Task instructions -> From the very first line of the data to the line containing "(492,10) -- (492,342);", retype everything exactly, leaving the pictures behind.

Data ->
[start]

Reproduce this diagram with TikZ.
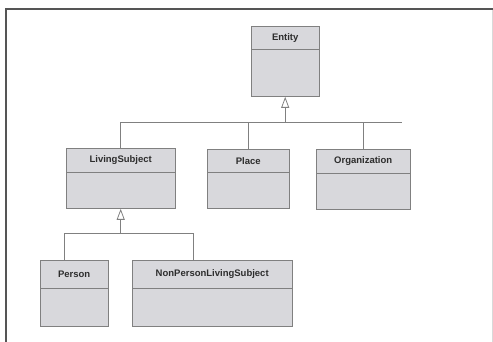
\documentclass[tikz,border=0pt]{standalone}
\usepackage{fontspec}
\setmainfont{Liberation Sans}
\usetikzlibrary{arrows.meta}
\definecolor{boxfill}{RGB}{216,216,220}
\definecolor{boxline}{RGB}{128,128,128}
\definecolor{frameline}{RGB}{85,85,85}
\definecolor{labeltext}{RGB}{45,45,45}
\begin{document}
\begin{tikzpicture}[x=1pt,y=-1pt,
  classhead/.style={draw=boxline,fill=boxfill,inner sep=0pt,anchor=north west,
    font=\fontsize{9.5}{11}\selectfont\bfseries,text=labeltext},
  classbody/.style={draw=boxline,fill=boxfill,inner sep=0pt,anchor=north},
  link/.style={draw=boxline,line width=0.8pt},
  isa/.style={link,-{Triangle[open,width=8pt,length=11pt]}}]
  \useasboundingbox (0,0) rectangle (493,342);
  % frame
  \draw[frameline,line width=2pt] (6,342) -- (6,9) -- (493,9);
  \draw[black!15,line width=0.6pt] (492,10) -- (492,342);

  % classes
  \node[classhead,minimum width=68,minimum height=23] (entity) at (251,26) {Entity};
  \node[classbody,minimum width=68,minimum height=47] (entity-body) at (entity.south) {};
  \node[classhead,minimum width=109,minimum height=24] (livingsubject) at (66,148) {LivingSubject};
  \node[classbody,minimum width=109,minimum height=36] (livingsubject-body) at (livingsubject.south) {};
  \node[classhead,minimum width=82,minimum height=23] (place) at (207,149) {Place};
  \node[classbody,minimum width=82,minimum height=36] (place-body) at (place.south) {};
  \node[classhead,minimum width=94,minimum height=24] (organization) at (316,149) {Organization};
  \node[classbody,minimum width=94,minimum height=36] (organization-body) at (organization.south) {};
  \node[classhead,minimum width=68,minimum height=28] (person) at (40,260) {Person};
  \node[classbody,minimum width=68,minimum height=38] (person-body) at (person.south) {};
  \node[classhead,minimum width=160,minimum height=28] (nonperson) at (132,260) {NonPersonLivingSubject};
  \node[classbody,minimum width=160,minimum height=38] (nonperson-body) at (nonperson.south) {};

  % generalisation
  \coordinate (bus-r) at (402,122);
  \coordinate (lsbus-l) at (64,233);
  \coordinate (lsbus-r) at (193,233);
  \draw[link] (livingsubject.north) |- (bus-r);
  \draw[link] (place.north) -- (place.north |- bus-r);
  \draw[link] (organization.north) -- (organization.north |- bus-r);
  \draw[isa] (entity-body.south |- bus-r) -- (entity-body.south);
  \draw[link] (person.north -| lsbus-l) |- (lsbus-r) -- (lsbus-r |- nonperson.north);
  \draw[isa] (livingsubject-body.south |- lsbus-r) -- (livingsubject-body.south);
\end{tikzpicture}
\end{document}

[end]

Answer for this exercise ->
Reproduce this diagram with TikZ.
\documentclass[tikz,border=0pt]{standalone}
\usepackage{fontspec}
\setmainfont{Liberation Sans}
\usetikzlibrary{arrows.meta}
\definecolor{boxfill}{RGB}{216,216,220}
\definecolor{boxline}{RGB}{128,128,128}
\definecolor{frameline}{RGB}{85,85,85}
\definecolor{labeltext}{RGB}{45,45,45}
\begin{document}
\begin{tikzpicture}[x=1pt,y=-1pt,
  classhead/.style={draw=boxline,fill=boxfill,inner sep=0pt,anchor=north west,
    font=\fontsize{9.5}{11}\selectfont\bfseries,text=labeltext},
  classbody/.style={draw=boxline,fill=boxfill,inner sep=0pt,anchor=north},
  link/.style={draw=boxline,line width=0.8pt},
  isa/.style={link,-{Triangle[open,width=8pt,length=11pt]}}]
  \useasboundingbox (0,0) rectangle (493,342);
  % frame
  \draw[frameline,line width=2pt] (6,342) -- (6,9) -- (493,9);
  \draw[black!15,line width=0.6pt] (492,10) -- (492,342);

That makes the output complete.